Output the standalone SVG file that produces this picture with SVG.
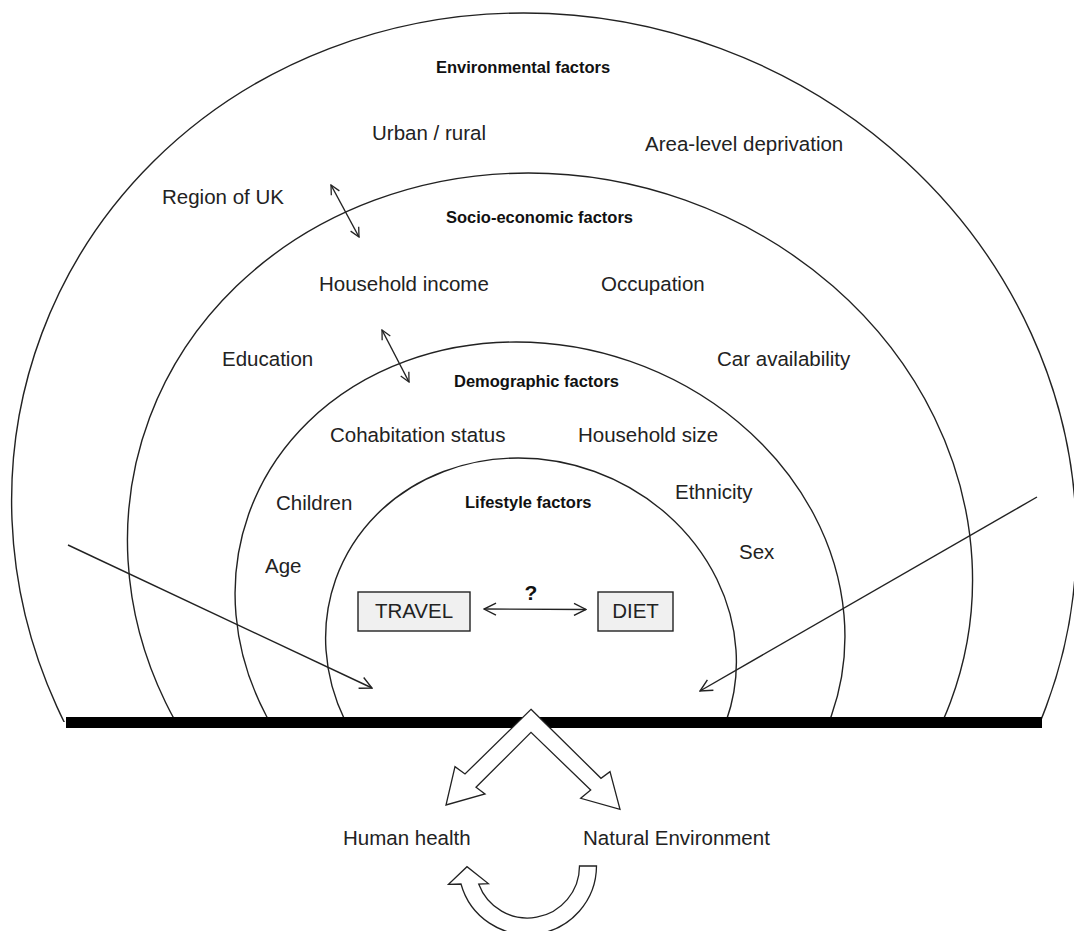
<svg xmlns="http://www.w3.org/2000/svg" width="1074" height="931" viewBox="0 0 1074 931">
<style>
.arc{fill:none;stroke:#222;stroke-width:1.4}
.ln{fill:none;stroke:#222;stroke-width:1.4}
.t{font-family:"Liberation Sans",Arial,sans-serif;font-size:20.5px;fill:#222}
.h{font-family:"Liberation Sans",Arial,sans-serif;font-size:16.5px;font-weight:bold;fill:#111}
.box{fill:#f0f0f0;stroke:#222;stroke-width:1.4}
.blk{fill:#fff;stroke:#222;stroke-width:1.3;stroke-linejoin:miter}
</style>
<defs>
<clipPath id="above"><rect x="0" y="0" width="1074" height="722"/></clipPath>
<marker id="ah" viewBox="0 0 14 14" refX="13" refY="7" markerWidth="14" markerHeight="14" markerUnits="userSpaceOnUse" orient="auto-start-reverse"><path d="M1,1 L13,7 L1,13" fill="none" stroke="#222" stroke-width="1.4"/></marker>
<marker id="ahs" viewBox="0 0 12 12" refX="11" refY="6" markerWidth="11" markerHeight="11" markerUnits="userSpaceOnUse" orient="auto-start-reverse"><path d="M1,1 L11,6 L1,11" fill="none" stroke="#222" stroke-width="1.4"/></marker>
</defs>
<rect width="1074" height="931" fill="#fff"/>
<g id="rings" clip-path="url(#above)">
<ellipse id="ring-environmental" class="arc" cx="0" cy="0" rx="532" ry="507" transform="translate(544,520) skewX(2.3)"/>
<ellipse id="ring-socioeconomic" class="arc" cx="0" cy="0" rx="422" ry="387" transform="translate(550,560) skewX(3.2)"/>
<ellipse id="ring-demographic" class="arc" cx="0" cy="0" rx="304" ry="273" transform="translate(540,615) skewX(5)"/>
<ellipse id="ring-lifestyle" class="arc" cx="0" cy="0" rx="205" ry="192" transform="translate(531,650) skewX(3.8)"/>
</g>
<rect id="baseline" x="66" y="717" width="976" height="11" fill="#000"/>
<g id="labels">
<text class="h" x="436" y="73">Environmental factors</text>
<text class="t" x="372" y="140">Urban / rural</text>
<text class="t" x="645" y="151">Area-level deprivation</text>
<text class="t" x="162" y="204">Region of UK</text>
<text class="h" x="446" y="223">Socio-economic factors</text>
<text class="t" x="319" y="291">Household income</text>
<text class="t" x="601" y="291">Occupation</text>
<text class="t" x="222" y="366">Education</text>
<text class="t" x="717" y="366">Car availability</text>
<text class="h" x="454" y="387">Demographic factors</text>
<text class="t" x="330" y="442">Cohabitation status</text>
<text class="t" x="578" y="442">Household size</text>
<text class="t" x="276" y="510">Children</text>
<text class="h" x="465" y="508">Lifestyle factors</text>
<text class="t" x="675" y="499">Ethnicity</text>
<text class="t" x="265" y="573">Age</text>
<text class="t" x="739" y="559">Sex</text>
</g>
<g id="travel">
<rect class="box" x="358" y="592" width="112" height="39"/>
<text class="t" x="414" y="618" text-anchor="middle">TRAVEL</text>
</g>
<g id="diet">
<rect class="box" x="598" y="592" width="75" height="39"/>
<text class="t" x="635.5" y="618" text-anchor="middle">DIET</text>
</g>
<text id="question" x="531" y="600" text-anchor="middle" font-family="Liberation Sans, Arial, sans-serif" font-size="21" font-weight="bold" fill="#111">?</text>
<g id="connectors">
<line class="ln" x1="484" y1="609" x2="586" y2="609.5" marker-start="url(#ah)" marker-end="url(#ah)"/>
<line class="ln" x1="331" y1="185" x2="359" y2="237" marker-start="url(#ahs)" marker-end="url(#ahs)"/>
<line class="ln" x1="382" y1="330" x2="409" y2="382" marker-start="url(#ahs)" marker-end="url(#ahs)"/>
<line class="ln" x1="68" y1="545" x2="372" y2="688" marker-end="url(#ah)"/>
<line class="ln" x1="1037" y1="497" x2="700" y2="691" marker-end="url(#ah)"/>
</g>
<g id="impact-arrow">
<path class="blk" d="M531,709.3 L601,778.3 L610,771.7 L620,809.3 L580.7,798.3 L590.7,790 L531,732.3 L476,787.3 L485,794 L446,805 L455,766.7 L465,774 Z"/>
</g>
<g id="outcomes">
<text class="t" x="343" y="845">Human health</text>
<text class="t" x="583" y="845">Natural Environment</text>
</g>
<g id="cycle-arrow">
<path class="blk" d="M579.5,866 L596.5,866 A69,69 0 0 1 461,884 L448.5,884.3 L467,866.7 L488.3,883.6 L478.7,884 A52,52 0 0 0 579.5,866 Z"/>
</g>
</svg>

§ The problem:
From the material above, reproduce everything verbatim except the pictures.

§ Solution to this problem:
Output the standalone SVG file that produces this picture with SVG.
<svg xmlns="http://www.w3.org/2000/svg" width="1074" height="931" viewBox="0 0 1074 931">
<style>
.arc{fill:none;stroke:#222;stroke-width:1.4}
.ln{fill:none;stroke:#222;stroke-width:1.4}
.t{font-family:"Liberation Sans",Arial,sans-serif;font-size:20.5px;fill:#222}
.h{font-family:"Liberation Sans",Arial,sans-serif;font-size:16.5px;font-weight:bold;fill:#111}
.box{fill:#f0f0f0;stroke:#222;stroke-width:1.4}
.blk{fill:#fff;stroke:#222;stroke-width:1.3;stroke-linejoin:miter}
</style>
<defs>
<clipPath id="above"><rect x="0" y="0" width="1074" height="722"/></clipPath>
<marker id="ah" viewBox="0 0 14 14" refX="13" refY="7" markerWidth="14" markerHeight="14" markerUnits="userSpaceOnUse" orient="auto-start-reverse"><path d="M1,1 L13,7 L1,13" fill="none" stroke="#222" stroke-width="1.4"/></marker>
<marker id="ahs" viewBox="0 0 12 12" refX="11" refY="6" markerWidth="11" markerHeight="11" markerUnits="userSpaceOnUse" orient="auto-start-reverse"><path d="M1,1 L11,6 L1,11" fill="none" stroke="#222" stroke-width="1.4"/></marker>
</defs>
<rect width="1074" height="931" fill="#fff"/>
<g id="rings" clip-path="url(#above)">
<ellipse id="ring-environmental" class="arc" cx="0" cy="0" rx="532" ry="507" transform="translate(544,520) skewX(2.3)"/>
<ellipse id="ring-socioeconomic" class="arc" cx="0" cy="0" rx="422" ry="387" transform="translate(550,560) skewX(3.2)"/>
<ellipse id="ring-demographic" class="arc" cx="0" cy="0" rx="304" ry="273" transform="translate(540,615) skewX(5)"/>
<ellipse id="ring-lifestyle" class="arc" cx="0" cy="0" rx="205" ry="192" transform="translate(531,650) skewX(3.8)"/>
</g>
<rect id="baseline" x="66" y="717" width="976" height="11" fill="#000"/>
<g id="labels">
<text class="h" x="436" y="73">Environmental factors</text>
<text class="t" x="372" y="140">Urban / rural</text>
<text class="t" x="645" y="151">Area-level deprivation</text>
<text class="t" x="162" y="204">Region of UK</text>
<text class="h" x="446" y="223">Socio-economic factors</text>
<text class="t" x="319" y="291">Household income</text>
<text class="t" x="601" y="291">Occupation</text>
<text class="t" x="222" y="366">Education</text>
<text class="t" x="717" y="366">Car availability</text>
<text class="h" x="454" y="387">Demographic factors</text>
<text class="t" x="330" y="442">Cohabitation status</text>
<text class="t" x="578" y="442">Household size</text>
<text class="t" x="276" y="510">Children</text>
<text class="h" x="465" y="508">Lifestyle factors</text>
<text class="t" x="675" y="499">Ethnicity</text>
<text class="t" x="265" y="573">Age</text>
<text class="t" x="739" y="559">Sex</text>
</g>
<g id="travel">
<rect class="box" x="358" y="592" width="112" height="39"/>
<text class="t" x="414" y="618" text-anchor="middle">TRAVEL</text>
</g>
<g id="diet">
<rect class="box" x="598" y="592" width="75" height="39"/>
<text class="t" x="635.5" y="618" text-anchor="middle">DIET</text>
</g>
<text id="question" x="531" y="600" text-anchor="middle" font-family="Liberation Sans, Arial, sans-serif" font-size="21" font-weight="bold" fill="#111">?</text>
<g id="connectors">
<line class="ln" x1="484" y1="609" x2="586" y2="609.5" marker-start="url(#ah)" marker-end="url(#ah)"/>
<line class="ln" x1="331" y1="185" x2="359" y2="237" marker-start="url(#ahs)" marker-end="url(#ahs)"/>
<line class="ln" x1="382" y1="330" x2="409" y2="382" marker-start="url(#ahs)" marker-end="url(#ahs)"/>
<line class="ln" x1="68" y1="545" x2="372" y2="688" marker-end="url(#ah)"/>
<line class="ln" x1="1037" y1="497" x2="700" y2="691" marker-end="url(#ah)"/>
</g>
<g id="impact-arrow">
<path class="blk" d="M531,709.3 L601,778.3 L610,771.7 L620,809.3 L580.7,798.3 L590.7,790 L531,732.3 L476,787.3 L485,794 L446,805 L455,766.7 L465,774 Z"/>
</g>
<g id="outcomes">
<text class="t" x="343" y="845">Human health</text>
<text class="t" x="583" y="845">Natural Environment</text>
</g>
<g id="cycle-arrow">
<path class="blk" d="M579.5,866 L596.5,866 A69,69 0 0 1 461,884 L448.5,884.3 L467,866.7 L488.3,883.6 L478.7,884 A52,52 0 0 0 579.5,866 Z"/>
</g>
</svg>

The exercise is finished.